%%

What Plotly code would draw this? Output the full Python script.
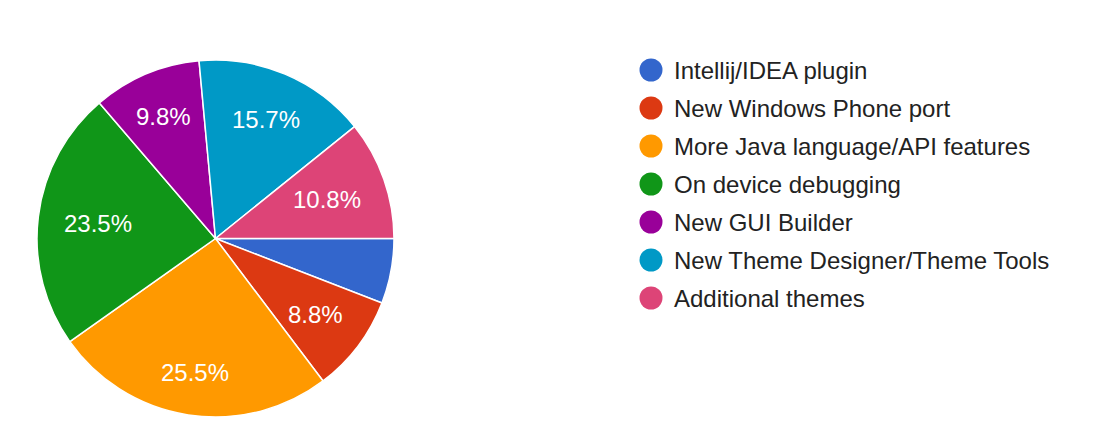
import math
import plotly.graph_objects as go

labels = [
    "Intellij/IDEA plugin",
    "New Windows Phone port",
    "More Java language/API features",
    "On device debugging",
    "New GUI Builder",
    "New Theme Designer/Theme Tools",
    "Additional themes",
]
votes = [6, 9, 26, 24, 10, 16, 11]
colors = ["#3366cc", "#dc3912", "#ff9900", "#109618", "#990099", "#0099c6", "#dd4477"]

W, H = 1108, 432
FONT = "Liberation Sans, Arial, sans-serif"
FS = 24

# pie geometry (figure pixels)
CX, CY, R = 207.5, 230.5, 178.5
LABEL_RIM = 0.857      # outer corner of each label box sits on this fraction of the radius
START_DEG = 0.0        # first slice starts at 3 o'clock, clockwise

# approximate Arial advance widths (em) for label glyphs
ADV = {".": 0.278, "%": 0.889}


def text_width(s, size):
    return sum(ADV.get(ch, 0.556) for ch in s) * size


total = sum(votes)

fig = go.Figure()
fig.add_trace(go.Pie(
    labels=labels,
    values=votes,
    marker=dict(colors=colors, line=dict(color="white", width=1.5)),
    sort=False,
    direction="clockwise",
    rotation=90,
    textinfo="none",
    showlegend=False,
    hoverinfo="label+percent",
    domain=dict(x=[(CX - R) / W, (CX + R) / W], y=[(H - CY - R) / H, (H - CY + R) / H]),
))

# slice percentage labels, placed along each slice's bisector
cum = 0.0
rc = LABEL_RIM * R
for v in votes:
    frac = v / total
    mid = START_DEG + (cum + frac / 2) * 360.0
    cum += frac
    if frac < 0.06:
        continue
    txt = f"{frac * 100:.1f}%"
    a = math.radians(mid)
    ux, uy = math.cos(a), math.sin(a)
    ex = math.copysign(text_width(txt, FS) / 2, ux)
    ey = math.copysign(0.716 * FS / 2, uy)
    ue = ux * ex + uy * ey
    d = -ue + math.sqrt(ue * ue - (ex * ex + ey * ey) + rc * rc)
    px = CX + d * ux
    py = CY + d * uy
    fig.add_annotation(
        x=px / W, y=(H - py) / H, xref="paper", yref="paper",
        text=txt, showarrow=False,
        xanchor="center", yanchor="middle",
        font=dict(family=FONT, size=FS, color="white"),
    )

# legend drawn as circles on hidden axes
rows = list(range(len(labels)))
fig.add_trace(go.Scatter(
    x=[0] * len(labels),
    y=rows,
    mode="markers",
    marker=dict(size=23, color=colors, symbol="circle"),
    showlegend=False,
    hoverinfo="skip",
))
for i, lab in enumerate(labels):
    fig.add_annotation(
        x=0, y=i, xref="x", yref="y", text=lab, showarrow=False,
        xanchor="left", yanchor="middle", xshift=21,
        font=dict(family=FONT, size=FS, color="#222222"),
    )

LEG_X0 = 643.0
dom_start = 554.0
span = W - dom_start
unit = LEG_X0 - dom_start
fig.update_layout(
    width=W, height=H,
    margin=dict(l=0, r=0, t=0, b=0),
    paper_bgcolor="white", plot_bgcolor="white",
    xaxis=dict(domain=[dom_start / W, 1.0], range=[-1, -1 + span / unit], visible=False, fixedrange=True),
    yaxis=dict(domain=[(H - 309) / H, (H - 43) / H], range=[6.5, -0.5], visible=False, fixedrange=True),
)

fig.write_html("out.html")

%%

• _Exercise directions_: Repeat the lines above exactly, and keep every picture out.

• _Solution to the exercise_:
What Plotly code would draw this? Output the full Python script.
import math
import plotly.graph_objects as go

labels = [
    "Intellij/IDEA plugin",
    "New Windows Phone port",
    "More Java language/API features",
    "On device debugging",
    "New GUI Builder",
    "New Theme Designer/Theme Tools",
    "Additional themes",
]
votes = [6, 9, 26, 24, 10, 16, 11]
colors = ["#3366cc", "#dc3912", "#ff9900", "#109618", "#990099", "#0099c6", "#dd4477"]

W, H = 1108, 432
FONT = "Liberation Sans, Arial, sans-serif"
FS = 24

# pie geometry (figure pixels)
CX, CY, R = 207.5, 230.5, 178.5
LABEL_RIM = 0.857      # outer corner of each label box sits on this fraction of the radius
START_DEG = 0.0        # first slice starts at 3 o'clock, clockwise

# approximate Arial advance widths (em) for label glyphs
ADV = {".": 0.278, "%": 0.889}


def text_width(s, size):
    return sum(ADV.get(ch, 0.556) for ch in s) * size


total = sum(votes)

fig = go.Figure()
fig.add_trace(go.Pie(
    labels=labels,
    values=votes,
    marker=dict(colors=colors, line=dict(color="white", width=1.5)),
    sort=False,
    direction="clockwise",
    rotation=90,
    textinfo="none",
    showlegend=False,
    hoverinfo="label+percent",
    domain=dict(x=[(CX - R) / W, (CX + R) / W], y=[(H - CY - R) / H, (H - CY + R) / H]),
))

# slice percentage labels, placed along each slice's bisector
cum = 0.0
rc = LABEL_RIM * R
for v in votes:
    frac = v / total
    mid = START_DEG + (cum + frac / 2) * 360.0
    cum += frac
    if frac < 0.06:
        continue
    txt = f"{frac * 100:.1f}%"
    a = math.radians(mid)
    ux, uy = math.cos(a), math.sin(a)
    ex = math.copysign(text_width(txt, FS) / 2, ux)
    ey = math.copysign(0.716 * FS / 2, uy)
    ue = ux * ex + uy * ey
    d = -ue + math.sqrt(ue * ue - (ex * ex + ey * ey) + rc * rc)
    px = CX + d * ux
    py = CY + d * uy
    fig.add_annotation(
        x=px / W, y=(H - py) / H, xref="paper", yref="paper",
        text=txt, showarrow=False,
        xanchor="center", yanchor="middle",
        font=dict(family=FONT, size=FS, color="white"),
    )

# legend drawn as circles on hidden axes
rows = list(range(len(labels)))
fig.add_trace(go.Scatter(
    x=[0] * len(labels),
    y=rows,
    mode="markers",
    marker=dict(size=23, color=colors, symbol="circle"),
    showlegend=False,
    hoverinfo="skip",
))
for i, lab in enumerate(labels):
    fig.add_annotation(
        x=0, y=i, xref="x", yref="y", text=lab, showarrow=False,
        xanchor="left", yanchor="middle", xshift=21,
        font=dict(family=FONT, size=FS, color="#222222"),
    )

LEG_X0 = 643.0
dom_start = 554.0
span = W - dom_start
unit = LEG_X0 - dom_start
fig.update_layout(
    width=W, height=H,
    margin=dict(l=0, r=0, t=0, b=0),
    paper_bgcolor="white", plot_bgcolor="white",
    xaxis=dict(domain=[dom_start / W, 1.0], range=[-1, -1 + span / unit], visible=False, fixedrange=True),
    yaxis=dict(domain=[(H - 309) / H, (H - 43) / H], range=[6.5, -0.5], visible=False, fixedrange=True),
)

fig.write_html("out.html")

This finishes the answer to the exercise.